DATA:
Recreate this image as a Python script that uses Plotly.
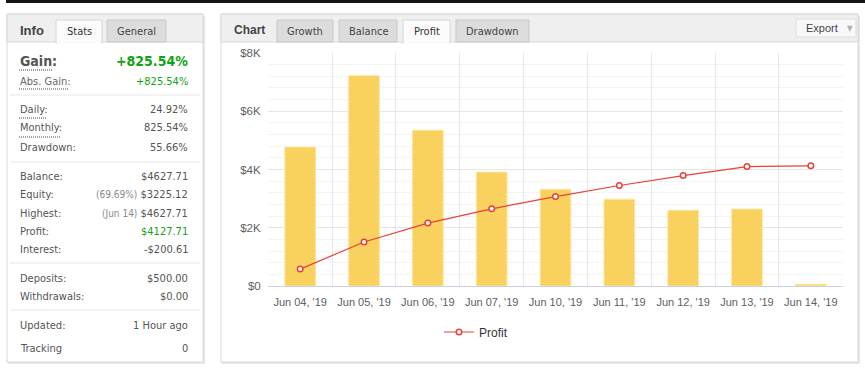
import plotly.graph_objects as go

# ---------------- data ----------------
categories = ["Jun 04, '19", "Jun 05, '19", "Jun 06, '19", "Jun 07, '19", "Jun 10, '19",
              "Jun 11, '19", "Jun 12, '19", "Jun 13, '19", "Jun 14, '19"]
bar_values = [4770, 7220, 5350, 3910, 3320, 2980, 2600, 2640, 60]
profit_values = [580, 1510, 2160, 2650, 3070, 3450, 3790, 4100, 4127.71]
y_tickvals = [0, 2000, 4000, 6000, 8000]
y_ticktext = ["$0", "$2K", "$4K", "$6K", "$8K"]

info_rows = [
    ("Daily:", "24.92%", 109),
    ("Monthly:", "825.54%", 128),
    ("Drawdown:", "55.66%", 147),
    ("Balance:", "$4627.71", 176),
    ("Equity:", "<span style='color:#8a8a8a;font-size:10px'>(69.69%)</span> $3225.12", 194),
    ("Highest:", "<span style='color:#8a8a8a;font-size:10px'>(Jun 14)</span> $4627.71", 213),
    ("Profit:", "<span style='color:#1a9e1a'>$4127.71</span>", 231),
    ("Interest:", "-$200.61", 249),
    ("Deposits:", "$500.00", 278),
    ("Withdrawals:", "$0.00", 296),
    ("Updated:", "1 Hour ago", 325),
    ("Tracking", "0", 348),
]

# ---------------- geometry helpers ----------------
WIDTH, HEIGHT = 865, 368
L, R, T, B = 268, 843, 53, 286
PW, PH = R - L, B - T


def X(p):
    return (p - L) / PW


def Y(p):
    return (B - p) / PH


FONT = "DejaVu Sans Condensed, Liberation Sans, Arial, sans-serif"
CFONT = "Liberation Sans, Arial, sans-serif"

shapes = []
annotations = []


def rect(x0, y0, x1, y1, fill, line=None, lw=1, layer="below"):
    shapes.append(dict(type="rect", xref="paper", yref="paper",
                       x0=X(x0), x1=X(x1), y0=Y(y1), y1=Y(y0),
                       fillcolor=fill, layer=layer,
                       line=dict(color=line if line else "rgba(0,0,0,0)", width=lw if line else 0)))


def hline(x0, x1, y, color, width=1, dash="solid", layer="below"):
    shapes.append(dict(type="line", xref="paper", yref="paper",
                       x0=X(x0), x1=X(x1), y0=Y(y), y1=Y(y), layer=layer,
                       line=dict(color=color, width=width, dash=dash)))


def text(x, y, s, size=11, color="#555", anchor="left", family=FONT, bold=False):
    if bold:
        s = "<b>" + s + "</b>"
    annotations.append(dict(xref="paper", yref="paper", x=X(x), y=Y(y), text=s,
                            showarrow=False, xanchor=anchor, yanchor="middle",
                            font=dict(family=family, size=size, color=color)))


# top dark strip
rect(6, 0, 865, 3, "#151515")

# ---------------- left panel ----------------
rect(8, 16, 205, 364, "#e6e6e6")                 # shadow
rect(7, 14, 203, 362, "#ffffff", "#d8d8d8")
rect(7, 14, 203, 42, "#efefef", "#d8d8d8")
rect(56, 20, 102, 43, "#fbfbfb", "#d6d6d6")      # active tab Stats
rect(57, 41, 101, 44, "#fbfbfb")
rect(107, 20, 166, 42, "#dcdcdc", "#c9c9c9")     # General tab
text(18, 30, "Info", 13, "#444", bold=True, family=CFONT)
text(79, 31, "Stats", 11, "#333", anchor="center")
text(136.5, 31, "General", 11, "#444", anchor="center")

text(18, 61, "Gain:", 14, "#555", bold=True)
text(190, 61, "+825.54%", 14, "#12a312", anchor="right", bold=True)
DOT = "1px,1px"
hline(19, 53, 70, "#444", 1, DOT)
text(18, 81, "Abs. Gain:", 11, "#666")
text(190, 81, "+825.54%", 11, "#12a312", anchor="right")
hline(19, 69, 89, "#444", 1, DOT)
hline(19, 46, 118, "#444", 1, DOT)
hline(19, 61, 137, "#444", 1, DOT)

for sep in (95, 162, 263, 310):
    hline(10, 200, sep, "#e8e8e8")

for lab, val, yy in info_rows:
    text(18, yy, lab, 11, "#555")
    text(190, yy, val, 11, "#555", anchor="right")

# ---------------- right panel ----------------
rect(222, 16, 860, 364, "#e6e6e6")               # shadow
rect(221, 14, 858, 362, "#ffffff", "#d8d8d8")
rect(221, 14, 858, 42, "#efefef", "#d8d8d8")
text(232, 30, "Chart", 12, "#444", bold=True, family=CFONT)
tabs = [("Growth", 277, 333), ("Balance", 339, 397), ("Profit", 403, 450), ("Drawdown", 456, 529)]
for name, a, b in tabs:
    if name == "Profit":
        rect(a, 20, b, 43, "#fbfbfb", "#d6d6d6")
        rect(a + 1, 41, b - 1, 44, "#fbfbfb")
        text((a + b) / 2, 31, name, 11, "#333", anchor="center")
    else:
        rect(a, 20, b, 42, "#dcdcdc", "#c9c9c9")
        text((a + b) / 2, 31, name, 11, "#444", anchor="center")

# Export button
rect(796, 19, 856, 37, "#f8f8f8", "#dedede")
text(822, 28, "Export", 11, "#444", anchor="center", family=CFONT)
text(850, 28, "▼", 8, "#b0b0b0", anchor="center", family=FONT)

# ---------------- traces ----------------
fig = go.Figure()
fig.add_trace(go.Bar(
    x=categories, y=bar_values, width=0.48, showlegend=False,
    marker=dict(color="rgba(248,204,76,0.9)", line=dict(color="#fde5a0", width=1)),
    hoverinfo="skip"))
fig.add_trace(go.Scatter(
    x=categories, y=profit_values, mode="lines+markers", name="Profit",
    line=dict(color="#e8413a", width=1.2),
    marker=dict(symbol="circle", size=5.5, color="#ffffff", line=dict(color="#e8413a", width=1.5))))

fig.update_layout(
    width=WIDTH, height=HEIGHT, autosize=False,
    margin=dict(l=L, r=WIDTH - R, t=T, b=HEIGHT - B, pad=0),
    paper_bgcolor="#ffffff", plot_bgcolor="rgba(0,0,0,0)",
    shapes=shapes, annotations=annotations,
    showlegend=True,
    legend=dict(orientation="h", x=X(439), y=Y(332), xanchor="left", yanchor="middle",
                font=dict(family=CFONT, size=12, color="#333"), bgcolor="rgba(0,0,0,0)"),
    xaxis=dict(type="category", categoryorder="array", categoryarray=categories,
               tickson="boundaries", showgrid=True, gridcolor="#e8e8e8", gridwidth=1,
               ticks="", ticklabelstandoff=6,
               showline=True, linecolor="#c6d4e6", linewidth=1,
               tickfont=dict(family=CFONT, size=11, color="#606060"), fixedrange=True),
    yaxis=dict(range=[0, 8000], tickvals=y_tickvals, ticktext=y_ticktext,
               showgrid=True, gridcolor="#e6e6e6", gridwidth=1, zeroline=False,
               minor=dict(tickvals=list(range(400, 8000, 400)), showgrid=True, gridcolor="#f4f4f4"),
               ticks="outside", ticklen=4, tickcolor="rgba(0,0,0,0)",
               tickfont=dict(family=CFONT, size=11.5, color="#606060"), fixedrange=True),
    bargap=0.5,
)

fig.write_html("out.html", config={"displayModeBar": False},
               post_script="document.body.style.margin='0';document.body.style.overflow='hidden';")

WHAT YOU NEED TO DO:
Skip the pictures, please, and transcribe only the lines from the beginning of the material through the one that contains "return (B - p) / PH".

CORRECT RESULT:
Recreate this image as a Python script that uses Plotly.
import plotly.graph_objects as go

# ---------------- data ----------------
categories = ["Jun 04, '19", "Jun 05, '19", "Jun 06, '19", "Jun 07, '19", "Jun 10, '19",
              "Jun 11, '19", "Jun 12, '19", "Jun 13, '19", "Jun 14, '19"]
bar_values = [4770, 7220, 5350, 3910, 3320, 2980, 2600, 2640, 60]
profit_values = [580, 1510, 2160, 2650, 3070, 3450, 3790, 4100, 4127.71]
y_tickvals = [0, 2000, 4000, 6000, 8000]
y_ticktext = ["$0", "$2K", "$4K", "$6K", "$8K"]

info_rows = [
    ("Daily:", "24.92%", 109),
    ("Monthly:", "825.54%", 128),
    ("Drawdown:", "55.66%", 147),
    ("Balance:", "$4627.71", 176),
    ("Equity:", "<span style='color:#8a8a8a;font-size:10px'>(69.69%)</span> $3225.12", 194),
    ("Highest:", "<span style='color:#8a8a8a;font-size:10px'>(Jun 14)</span> $4627.71", 213),
    ("Profit:", "<span style='color:#1a9e1a'>$4127.71</span>", 231),
    ("Interest:", "-$200.61", 249),
    ("Deposits:", "$500.00", 278),
    ("Withdrawals:", "$0.00", 296),
    ("Updated:", "1 Hour ago", 325),
    ("Tracking", "0", 348),
]

# ---------------- geometry helpers ----------------
WIDTH, HEIGHT = 865, 368
L, R, T, B = 268, 843, 53, 286
PW, PH = R - L, B - T


def X(p):
    return (p - L) / PW


def Y(p):
    return (B - p) / PH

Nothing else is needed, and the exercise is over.